Sorting It All Out

You Can’t Tell The Players Without A Scorecard

A lot of items have been flying by, let’s see if we can’t sort them out.

There will initially be two Athlon64 lines:

  • Athlon 64
  • Athlon 64 FX

    The original Athlon 64 looks like it will be a single memory channel, socket 754 system. It is unclear as of now how much cache it will have: it may have 512K; it may well have 1Mb.

    The Athlon 64 FX looks like The Opteron That Isn’t An Opteron. It will be a dual-memory channel, socket 940 system, almost certainly with 1Mb cache.

    The Athlon 64 will use a PR rating. This PR rating looks to be a bit lower than what was previously expected. The 2.0GHz Athlon64 will have a PR rating of 3200+; the 2.2GHz will have a PR rating of 3400+.

    The Athlon 64 FX will not use a PR rating, though it will probably debut at 2GHz.

    The Athlon 64 2GHz (3200+) will initially cost around $400; the Athlon 64 FX 2GHz will cost around $650.

    It is unclear whether or not lower speed bins will be offered at or shortly after product introduction. Preliminary indications are that it will not, though this is very likely subject to change.

    Production of either CPU will not be significant in 2003, it should be somewhat less than 5% of total CPU production (about 300,000). Serious rampup begins in the first quarter of 2004 (1.5 million), with crossover (Hammer production exceeding XP production) occurring sometime in the second quarter (3 million).

    Speed ramps for these two processors at 130nm will go to at least 2.2GHz, and may go to 2.4GHz.

    Sometime sooner rather than later next year. The Athlon FX will go from socket 940 to socket 939. The preponderance of evidence seems to indicate that socket 939 CPUs will not be compatible with socket 940 motherboards.

    There will also be at some point in time an Athlon64 That Isn’t An Athlon64. This appears to be what was previously called the “little” Athlon64s, those single-channel socket 754 systems with 256K cache. Although it will be branded “AthlonXP” it will not have an AthlonXP architecture, but rather a stripped-down Hammer architecture. The stripping-down apparently will include removal of x86-64 circuitry.

    PR ratings and pricing are unknown at this point. Information on release dates appears to be garbled; roadmap logic would dictate that 130nm products would show up at the end of 2003/beginning of 2004 and 90nm products would show up the second half of 2004.

    Two other changes will occur in the Hammer family in 2004. The one generally known will be migration from the initial 130nm to a 90nm manufacturing process. The one not so generally known will be modification of the on-board memory controllers to handle DDR2.

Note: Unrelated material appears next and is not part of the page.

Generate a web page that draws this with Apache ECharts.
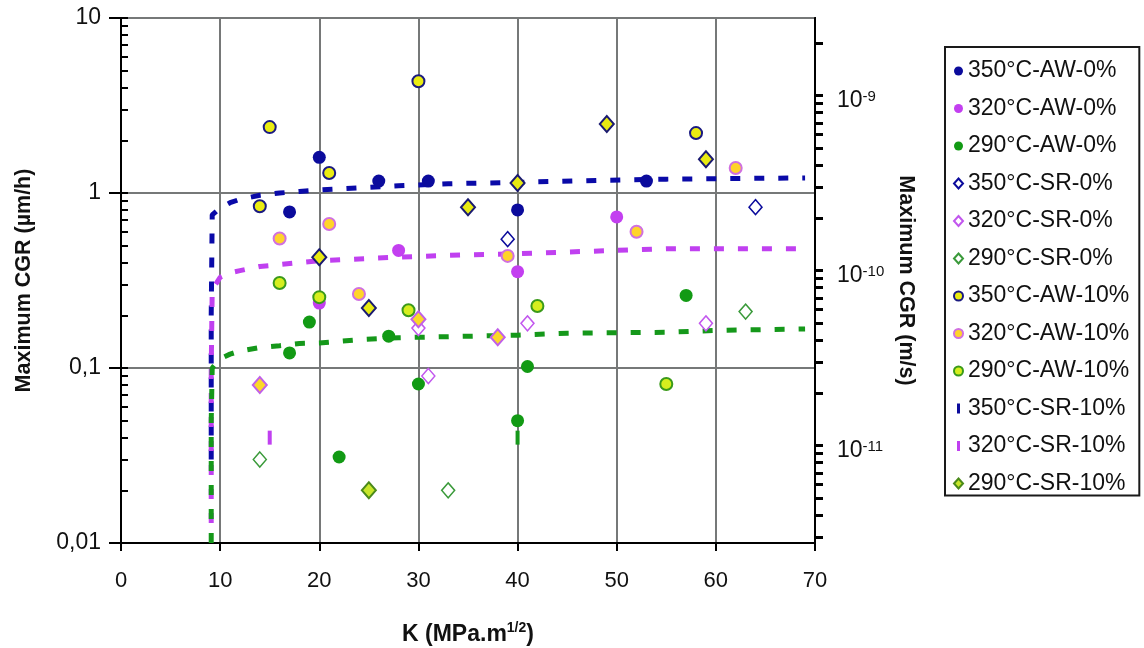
<!DOCTYPE html>
<html><head><meta charset="utf-8">
<script src="https://cdn.jsdelivr.net/npm/echarts@6/dist/echarts.min.js"></script>
<style>html,body{margin:0;padding:0;background:#fff}#c{width:1144px;height:648px}</style>
</head><body><div id="c"></div>
<script>
// ---- data (K in MPa.m^1/2, CGR in µm/h) ----
const aw350_0 = [[17,0.78],[20,1.6],[26,1.17],[31,1.17],[40,0.8],[53,1.17]];
const aw320_0 = [[20,0.235],[28,0.47],[40,0.355],[50,0.73]];
const aw290_0 = [[17,0.122],[19,0.183],[22,0.031],[27,0.152],[30,0.081],[40,0.05],[41,0.102],[57,0.26]];
const sr350_0 = [[39,0.545],[64,0.83]];
const sr320_0 = [[30,0.169],[31,0.09],[41,0.18],[59,0.18]];
const sr290_0 = [[14,0.03],[33,0.02],[63,0.21]];
const aw350_10 = [[14,0.84],[15,2.38],[21,1.3],[30,4.35],[58,2.2]];
const aw320_10 = [[16,0.55],[21,0.665],[24,0.265],[39,0.437],[52,0.6],[62,1.39]];
const aw290_10 = [[16,0.306],[20,0.254],[29,0.214],[42,0.226],[55,0.081]];
const sr350_10 = [[20,0.43],[25,0.22],[35,0.83],[40,1.14],[49,2.48],[59,1.56]];
const sr320_10 = [[14,0.08],[30,0.19],[38,0.15]];
const sr290_10 = [[25,0.02]];
const curve350 = [[9.1,0.03],[9.1,0.2],[9.2,0.75],[10,0.82],[11,0.88],[12,0.92],[14,0.97],[16,1.0],[18,1.02],[20,1.04],[24,1.07],[28,1.1],[33,1.13],[40,1.15],[48,1.18],[55,1.2],[62,1.21],[69,1.22]];
const curve320 = [[9.1,0.013],[9.1,0.1],[9.2,0.28],[10,0.33],[11,0.35],[12,0.36],[14,0.38],[16,0.39],[18,0.4],[20,0.41],[24,0.42],[28,0.43],[33,0.44],[40,0.45],[45,0.46],[50,0.47],[55,0.48],[69,0.48]];
const curve290 = [[9.1,0.01],[9.1,0.05],[9.2,0.1],[10,0.113],[11,0.12],[12,0.125],[14,0.131],[16,0.134],[18,0.138],[20,0.139],[24,0.145],[28,0.149],[33,0.151],[40,0.154],[45,0.158],[50,0.159],[55,0.16],[60,0.164],[69,0.167]];
const mark320 = [[15,0.04]];
const mark290 = [[40,0.04]];
const xTicks = [0,10,20,30,40,50,60,70];
const leftTickLabels = ['0,01','0,1','1','10'];
const rightLabelExps = [-11,-10,-9];
const seriesNames = ['350°C-AW-0%','320°C-AW-0%','290°C-AW-0%','350°C-SR-0%','320°C-SR-0%','290°C-SR-0%','350°C-AW-10%','320°C-AW-10%','290°C-AW-10%','350°C-SR-10%','320°C-SR-10%','290°C-SR-10%'];

// minor tick positions (log10 space)
const leftMinor = [];
for (let d=-2; d<1; d++) for (let k=1; k<=9; k++) leftMinor.push(Math.log10(k*Math.pow(10,d)));
leftMinor.push(1);
const UMH_TO_MS = 1e-6/3600;
const rMin = Math.log10(0.01*UMH_TO_MS), rMax = Math.log10(10*UMH_TO_MS);
const rightMinor = [];
for (let d=-12; d<=-9; d++) for (let k=1; k<=9; k++) { const v = Math.log10(k*Math.pow(10,d)); if (v>=rMin && v<=rMax) rightMinor.push(v); }

const NAVY='#0b0b9c', MAG='#c33ff0', GRN='#129a14';
const FONT='Liberation Sans, Arial, sans-serif';
const DASH='path://M0,0h3v10h-3z';

function sc(name, data, symbol, size, color, border, bw, z){
  return {type:'scatter', name, data, symbol, symbolSize:size, z,
    itemStyle:{color, borderColor:border, borderWidth:bw, opacity:1}, emphasis:{disabled:true}};
}
function curve(name, data, color){
  return {type:'line', name, data, showSymbol:false, symbol:'none', z:2, silent:true,
    lineStyle:{color, width:5, type:[10,14], cap:'butt'}};
}

const series = [
  curve('c350', curve350, '#0a0aa8'),
  curve('c320', curve320, '#c040f0'),
  curve('c290', curve290, '#15981a'),
  sc('m320', mark320, 'rect', [4,14], '#c040f0', '#c040f0', 0, 3),
  sc('m290', mark290, 'rect', [4,14], '#15981a', '#15981a', 0, 3),
  sc(seriesNames[0], aw350_0, 'circle', 13, NAVY, NAVY, 0, 4),
  sc(seriesNames[1], aw320_0, 'circle', 13, MAG, MAG, 0, 4),
  sc(seriesNames[2], aw290_0, 'circle', 13, GRN, GRN, 0, 4),
  sc(seriesNames[3], sr350_0, 'diamond', [13,15], '#ffffff', NAVY, 1.5, 5),
  sc(seriesNames[4], sr320_0, 'diamond', [13,15], '#ffffff', '#c257ee', 1.5, 5),
  sc(seriesNames[5], sr290_0, 'diamond', [13,15], '#ffffff', '#3a9a3a', 1.5, 5),
  sc(seriesNames[6], aw350_10, 'circle', 12, '#eaec12', '#1a1a80', 2, 6),
  sc(seriesNames[7], aw320_10, 'circle', 12, '#ffd42a', '#d070e0', 2, 6),
  sc(seriesNames[8], aw290_10, 'circle', 12, '#d6ee1e', '#3a9a1a', 2, 6),
  sc(seriesNames[9], sr350_10, 'diamond', [14,16], '#e8ea12', '#1a1a70', 2, 7),
  sc(seriesNames[10], sr320_10, 'diamond', [14,16], '#fcd828', '#c060e8', 2, 7),
  sc(seriesNames[11], sr290_10, 'diamond', [14,16], '#c8e62a', '#4a8a1a', 2, 7)
];

const legendData = seriesNames.map((n,i) => {
  if (i===9) return {name:n, icon:DASH, itemStyle:{color:NAVY, borderWidth:0}};
  if (i===10) return {name:n, icon:DASH, itemStyle:{color:'#c040f0', borderWidth:0}};
  if (i>=3 && i<=5 || i===11) return {name:n, icon:'diamond'};
  return {name:n, icon:'circle'};
});

const option = {
  animation:false,
  backgroundColor:'#fff',
  textStyle:{fontFamily:FONT},
  grid:{left:121, top:18, right:329, bottom:105, outerBoundsMode:'none', containLabel:false,
        show:true, borderColor:'#000', borderWidth:2, backgroundColor:'transparent'},
  legend:{
    orient:'vertical', left:945, top:47, data:legendData,
    padding:[12,10,0,8], itemWidth:9, itemHeight:10, itemGap:13.5,
    backgroundColor:'#fff', borderColor:'#1a1a1a', borderWidth:2, borderRadius:0,
    textStyle:{fontFamily:FONT, fontSize:23, color:'#111', lineHeight:24},
    selectedMode:false
  },
  xAxis:{
    type:'value', min:xTicks[0], max:xTicks[xTicks.length-1], interval:10,
    name:'K (MPa.m{sup|1/2})', nameLocation:'middle', nameGap:78,
    nameTextStyle:{fontFamily:FONT, fontWeight:'bold', fontSize:23, color:'#111', lineHeight:28,
      rich:{sup:{fontFamily:FONT, fontWeight:'bold', fontSize:14, verticalAlign:'top', lineHeight:14, color:'#111'}}},
    axisLine:{show:true, onZero:false, lineStyle:{color:'#000', width:2}},
    axisTick:{show:true, length:8, lineStyle:{color:'#000', width:2}},
    axisLabel:{fontFamily:FONT, fontSize:22, color:'#111', margin:27},
    splitLine:{show:true, lineStyle:{color:'#767878', width:2}}
  },
  yAxis:[
    {type:'log', logBase:10, min:0.01, max:10, position:'left',
     name:'Maximum CGR (µm/h)', nameLocation:'middle', nameGap:86, nameRotate:90,
     nameTextStyle:{fontFamily:FONT, fontWeight:'bold', fontSize:21.5, color:'#111'},
     axisLine:{show:true, onZero:false, lineStyle:{color:'#000', width:2}},
     axisTick:{show:true, length:12, lineStyle:{color:'#000', width:2}},
     axisLabel:{fontFamily:FONT, fontSize:23, color:'#111', margin:20,
       formatter:v => leftTickLabels[Math.round(Math.log10(v))+2]},
     splitLine:{show:true, lineStyle:{color:'#767878', width:2}}},
    {type:'value', min:-2, max:1, position:'left', offset:0,
     axisLine:{show:false}, axisLabel:{show:false}, splitLine:{show:false},
     axisTick:{show:true, inside:true, length:7, customValues:leftMinor, lineStyle:{color:'#000', width:2}}},
    {type:'value', min:rMin, max:rMax, position:'right', offset:0,
     name:'Maximum CGR (m/s)', nameLocation:'middle', nameGap:80, nameRotate:-90,
     nameTextStyle:{fontFamily:FONT, fontWeight:'bold', fontSize:21.5, color:'#111'},
     axisLine:{show:true, onZero:false, lineStyle:{color:'#000', width:2}},
     axisTick:{show:true, length:8, customValues:rightMinor, lineStyle:{color:'#000', width:3}},
     axisLabel:{show:true, customValues:rightLabelExps, margin:22, fontFamily:FONT, fontSize:23, color:'#111',
       padding:[10,0,0,0],
       formatter:v => '10{sup|' + Math.round(v) + '}',
       rich:{sup:{fontFamily:FONT, fontSize:15, color:'#111', verticalAlign:'top', lineHeight:14}}},
     splitLine:{show:false}}
  ],
  series
};
const chart = echarts.init(document.getElementById('c'), null, {renderer:'canvas'});
chart.setOption(option);
</script></body></html>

    Preliminary indications are that 90nm products should become available towards the end of the second quarter, 2004. There have been no real indications when DDR2 support will become available in Hammer processors.

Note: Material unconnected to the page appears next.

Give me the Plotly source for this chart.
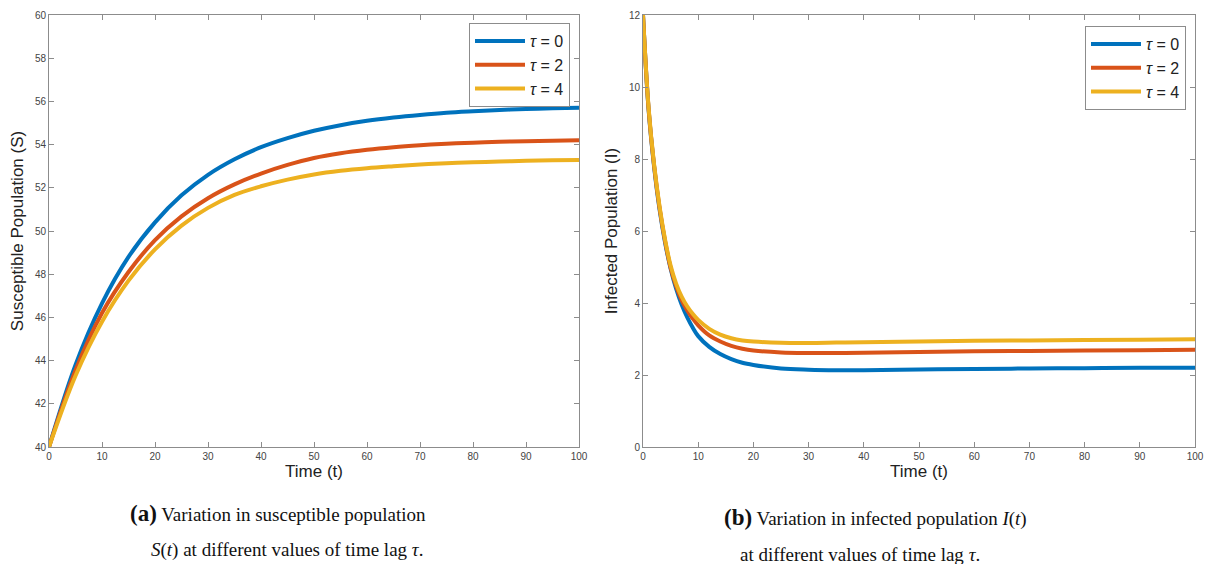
import plotly.graph_objects as go

# ---------------- data ----------------
t_s = [0, 5, 10, 15, 20, 25, 30, 35, 40, 45, 50, 55, 60, 65, 70, 75, 80, 85, 90, 95, 100]
s_tau0 = [40, 43.8, 46.65, 48.8, 50.4, 51.65, 52.6, 53.32, 53.88, 54.3, 54.64, 54.9,
          55.1, 55.25, 55.37, 55.47, 55.54, 55.6, 55.65, 55.68, 55.71]
s_tau2 = [40, 43.55, 46.2, 48.1, 49.58, 50.68, 51.52, 52.16, 52.66, 53.06, 53.38, 53.6,
          53.76, 53.88, 53.97, 54.04, 54.09, 54.13, 54.16, 54.18, 54.2]
s_tau4 = [40, 43.3, 45.8, 47.7, 49.15, 50.25, 51.07, 51.67, 52.07, 52.38, 52.62, 52.79,
          52.91, 53.0, 53.08, 53.14, 53.18, 53.22, 53.25, 53.27, 53.29]

t_i = [0, 1, 2, 3, 4, 5, 6, 7, 8, 9, 10, 12, 14, 16, 18, 20, 25, 30, 35, 40, 50, 60,
       70, 80, 90, 100]
i_tau0 = [12, 9.4, 7.8, 6.6, 5.68, 4.96, 4.4, 3.96, 3.61, 3.32, 3.08, 2.78, 2.58, 2.44,
          2.34, 2.28, 2.18, 2.145, 2.13, 2.13, 2.15, 2.17, 2.18, 2.19, 2.2, 2.2]
i_tau2 = [12, 9.42, 7.83, 6.64, 5.72, 4.98, 4.47, 4.08, 3.8, 3.57, 3.38, 3.1, 2.93, 2.81,
          2.73, 2.68, 2.625, 2.61, 2.61, 2.62, 2.64, 2.66, 2.67, 2.68, 2.69, 2.7]
i_tau4 = [12, 9.45, 7.86, 6.68, 5.76, 5.04, 4.54, 4.18, 3.91, 3.7, 3.53, 3.28, 3.12, 3.02,
          2.96, 2.93, 2.895, 2.89, 2.9, 2.91, 2.93, 2.95, 2.96, 2.97, 2.98, 2.99]

labels = ["<i>τ</i> = 0", "<i>τ</i> = 2", "<i>τ</i> = 4"]
colors = ["#0072BD", "#D95319", "#EDB120"]

W, H = 1211, 564


def px(x):
    return x / W


def py(y):
    return 1 - y / H


fig = go.Figure()

for ys, lab, col in zip([s_tau0, s_tau2, s_tau4], labels, colors):
    fig.add_trace(go.Scatter(x=t_s, y=ys, mode="lines", name=lab,
                             line=dict(color=col, width=4, shape="spline"),
                             xaxis="x", yaxis="y", legend="legend"))

for ys, lab, col in zip([i_tau0, i_tau2, i_tau4], labels, colors):
    fig.add_trace(go.Scatter(x=t_i, y=ys, mode="lines", name=lab,
                             line=dict(color=col, width=4, shape="spline"),
                             xaxis="x2", yaxis="y2", legend="legend2"))

ax_common = dict(showline=True, linecolor="#8c8c8c", linewidth=1, mirror="ticks",
                 ticks="inside", ticklen=5, tickcolor="#8c8c8c", showgrid=False,
                 zeroline=False, automargin=False,
                 tickfont=dict(family="Liberation Sans", size=10, color="#444"))

yd = [py(447), py(15)]

fig.update_layout(
    width=W, height=H, plot_bgcolor="white", paper_bgcolor="white",
    margin=dict(l=0, r=0, t=0, b=0, autoexpand=False),
    font=dict(family="Liberation Sans", color="#222"),
    xaxis=dict(domain=[px(49), px(579)], range=[0, 100], dtick=10, anchor="y",
               title=dict(text="Time (t)", font=dict(size=17), standoff=4), **ax_common),
    yaxis=dict(domain=yd, range=[40, 60], dtick=2, anchor="x",
               title=dict(text="Susceptible Population (S)", font=dict(size=17), standoff=6),
               **ax_common),
    xaxis2=dict(domain=[px(643), px(1195)], range=[0, 100], dtick=10, anchor="y2",
                title=dict(text="Time (t)", font=dict(size=17), standoff=4), **ax_common),
    yaxis2=dict(domain=yd, range=[0, 12], dtick=2, anchor="x2",
                title=dict(text="Infected Population (I)", font=dict(size=17), standoff=6),
                **ax_common),
    legend=dict(x=px(570), y=py(23), xanchor="right", yanchor="top",
                bgcolor="white", bordercolor="#8c8c8c", borderwidth=1,
                font=dict(size=16), itemwidth=50, tracegroupgap=0),
    legend2=dict(x=px(1186), y=py(26), xanchor="right", yanchor="top",
                 bgcolor="white", bordercolor="#8c8c8c", borderwidth=1,
                 font=dict(size=16), itemwidth=50, tracegroupgap=0),
)

cap_font = dict(family="Liberation Serif", size=19, color="#111")
big = "<b><span style='font-size:23px'>%s</span></b>"
captions = [
    (big % "(a)" + " Variation in susceptible population", 278, 513),
    ("<i>S</i>(<i>t</i>) at different values of time lag <i>τ</i>.", 287, 550),
    (big % "(b)" + " Variation in infected population <i>I</i>(<i>t</i>)", 875, 517),
    ("at different values of time lag <i>τ</i>.", 860, 554),
]
for txt, cx, cy in captions:
    fig.add_annotation(text=txt, x=px(cx), y=py(cy), xref="paper", yref="paper",
                       xanchor="center", yanchor="middle", showarrow=False, font=cap_font)

# drop the default 8px page margin so the figure fills the window exactly
fig.write_html("out.html", config={"displayModeBar": False},
               post_script="document.body.style.margin='0';document.body.style.overflow='hidden';")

    Second-generation Hammer motherboards should become available during the second quarter. These should incorporate PCI Express. They may or may not include DDR2 and/or whatever DDR2 memory support might be necessary

    CONTINUED page 2…

    Ed

    Comment

    This is a mess. The best advice for 95%+ of you is to hang onto/cheaply upgrade your socket A and come back a year from now and see if AMD has its act together.

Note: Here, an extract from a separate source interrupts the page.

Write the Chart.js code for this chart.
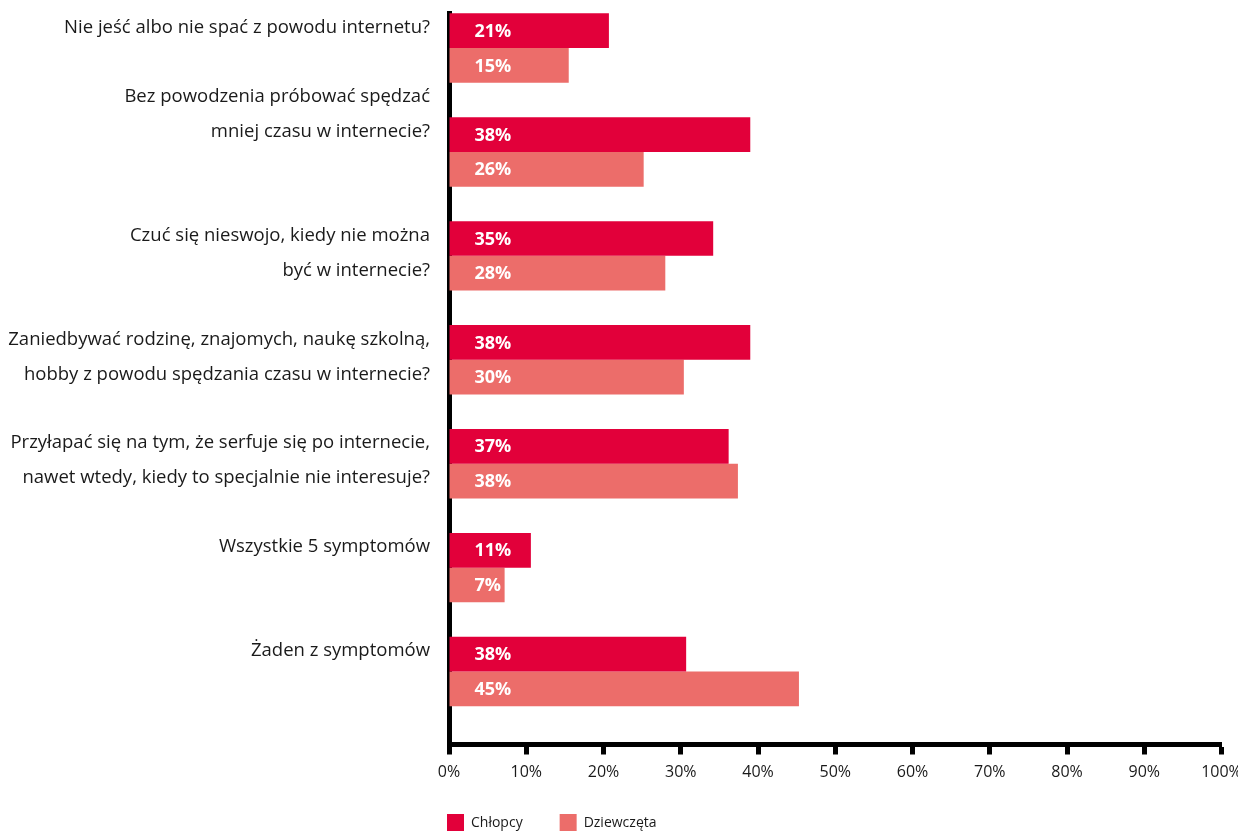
<!DOCTYPE html>
<html><head><meta charset="utf-8">
<script src="https://cdn.jsdelivr.net/npm/chart.js@4.4.1/dist/chart.umd.min.js"></script>
<style>html,body{margin:0;padding:0;background:#fff;} canvas{display:block;}</style>
</head><body>
<canvas id="c" width="1238" height="833"></canvas>
<script>
// ---- data ----
const categories = [
  ["Nie jeść albo nie spać z powodu internetu?", ""],
  ["Bez powodzenia próbować spędzać", "mniej czasu w internecie?", "", ""],
  ["Czuć się nieswojo, kiedy nie można", "być w internecie?"],
  ["Zaniedbywać rodzinę, znajomych, naukę szkolną,", "hobby z powodu spędzania czasu w internecie?"],
  ["Przyłapać się na tym, że serfuje się po internecie,", "nawet wtedy, kiedy to specjalnie nie interesuje?"],
  ["Wszystkie 5 symptomów", ""],
  ["Żaden z symptomów", ""]
];
const seriesNames = ["Chłopcy", "Dziewczęta"];
const boysValues  = [20.7, 39.0, 34.2, 39.0, 36.2, 10.6, 30.7];
const girlsValues = [15.5, 25.2, 28.0, 30.4, 37.4, 7.2, 45.3];
const boysLabels  = ["21%", "38%", "35%", "38%", "37%", "11%", "38%"];
const girlsLabels = ["15%", "26%", "28%", "30%", "38%", "7%", "45%"];
const xTicks = [0, 10, 20, 30, 40, 50, 60, 70, 80, 90, 100];

const BOYS_COLOR = "#E2003A";
const GIRLS_COLOR = "#EC6D6A";
const TEXT_COLOR = "#1a1a1a";
const FONT = "'Open Sans'";

const barLabelPlugin = {
  id: "barLabels",
  afterDatasetsDraw(chart) {
    const ctx = chart.ctx;
    ctx.save();
    ctx.font = "bold 18px " + FONT;
    ctx.fillStyle = "#ffffff";
    ctx.textAlign = "left";
    ctx.textBaseline = "middle";
    chart.data.datasets.forEach((ds, di) => {
      const meta = chart.getDatasetMeta(di);
      meta.data.forEach((el, i) => {
        ctx.fillText(ds.valueLabels[i], el.base + 25, el.y + 1);
      });
    });
    ctx.restore();
  }
};

const legendPlugin = {
  id: "customLegend",
  afterDraw(chart) {
    const ctx = chart.ctx;
    const area = chart.chartArea;
    ctx.save();
    ctx.font = "14px " + FONT;
    ctx.textAlign = "left";
    ctx.textBaseline = "middle";
    let x = area.left - 2;
    const top = area.bottom + 69.5;
    const size = 17;
    chart.data.datasets.forEach((ds) => {
      ctx.fillStyle = ds.backgroundColor;
      ctx.fillRect(x, top, size, size);
      ctx.fillStyle = TEXT_COLOR;
      ctx.fillText(ds.label, x + size + 7, top + size / 2 + 1);
      x += size + 7 + ctx.measureText(ds.label).width + 37;
    });
    ctx.restore();
  }
};

function build() {
  new Chart(document.getElementById("c"), {
    type: "bar",
    data: {
      datasets: [
        { label: seriesNames[0], data: boysValues.map((v, i) => ({ x: v, y: i })),
          backgroundColor: BOYS_COLOR, valueLabels: boysLabels },
        { label: seriesNames[1], data: girlsValues.map((v, i) => ({ x: v, y: i })),
          backgroundColor: GIRLS_COLOR, valueLabels: girlsLabels }
      ]
    },
    options: {
      indexAxis: "y",
      responsive: false,
      animation: false,
      devicePixelRatio: 1,
      categoryPercentage: 0.668,
      barPercentage: 1.0,
      layout: { padding: { top: 13, right: 16.5, left: 0, bottom: 0 } },
      plugins: { legend: { display: false }, tooltip: { enabled: false } },
      scales: {
        x: {
          type: "linear", min: 0, max: 100, z: 1, offset: false,
          afterBuildTicks: (s) => { s.ticks = xTicks.map(v => ({ value: v })); },
          afterFit: (s) => { s.height = 88.5; s.paddingLeft = 0; s.paddingRight = 0; },
          ticks: { callback: (v) => v + "%", color: TEXT_COLOR, padding: 8, autoSkip: false,
                   font: { family: FONT, size: 16 }, maxRotation: 0 },
          grid: { drawOnChartArea: false, drawTicks: true, tickLength: 10, tickWidth: 5, tickColor: "#000", offset: false },
          border: { display: true, width: 5, color: "#000" }
        },
        y: {
          type: "linear", reverse: true, min: -0.337, max: 6.702, z: 1, offset: false, bounds: "data",
          afterBuildTicks: (s) => { s.ticks = categories.map((c, i) => ({ value: i })); },
          afterFit: (s) => { s.width = 449; s.paddingTop = 0; s.paddingBottom = 0; },
          ticks: { callback: (v) => categories[v], color: TEXT_COLOR, padding: 19, labelOffset: -3, autoSkip: false,
                   font: { family: FONT, size: 18.5, lineHeight: "35px" } },
          grid: { display: false, drawTicks: false, offset: false },
          border: { display: true, width: 5, color: "#000" }
        }
      }
    },
    plugins: [barLabelPlugin, legendPlugin]
  });
}
Promise.all([
  document.fonts.load("18px 'Open Sans'"),
  document.fonts.load("bold 18px 'Open Sans'")
]).then(build, build);
</script>
</body></html>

    It seems like AMD has fallen victim to its own propaganda. It seems to think a ton of you (or at least somebody) will pay huge premiums just to get x86-64. There will be a relative few, but I know it’s not you. Well, it won’t be once there’s a price tag on it.

    Looking at this roadmap, the only significant overclocker market I see possibly developing is a dirt-cheap socket 754 something (and I suspect most won’t care less under those circumstances about x86-64 if the price is right) married to a dirt-cheap socket 754 mobo, and that assuming you can significantly overclock, one way or the other.

    Anything else looks more expensive than the Intel overclocking alternatives, much more expensive than the socket A overclocking alternatives, will stay so for quite some time to come, and by the time pricing might be reasonable, will be obsoleted almost immediately by a new platform.

    Under these circumstances, (practically) nobody around here is going to buy this, no more so than overclocking people buy 3.2GHz Northwoods today or 3.4GHz Prescotts tomorrow.

    What will be interesting/entertaining to watch is how the more extreme/vocal AMD fans/AMDroids react as the financial realities sink in. Will they feel betrayed? Will they feel that AMD is no longer on their side; that AMD isn’t their friend anymore? Will love turn to hate, and will they (at least vocally) turn on it?

    And how much will that affect the future of the company?

    (I suspect hardly at all, but it’s going to get noisy around here.)

    I think the much bigger problem will be persuading those more in touch with their wallet than inner child to buy come the spring. If the fan base sits on their wallets, will there be others to replace them?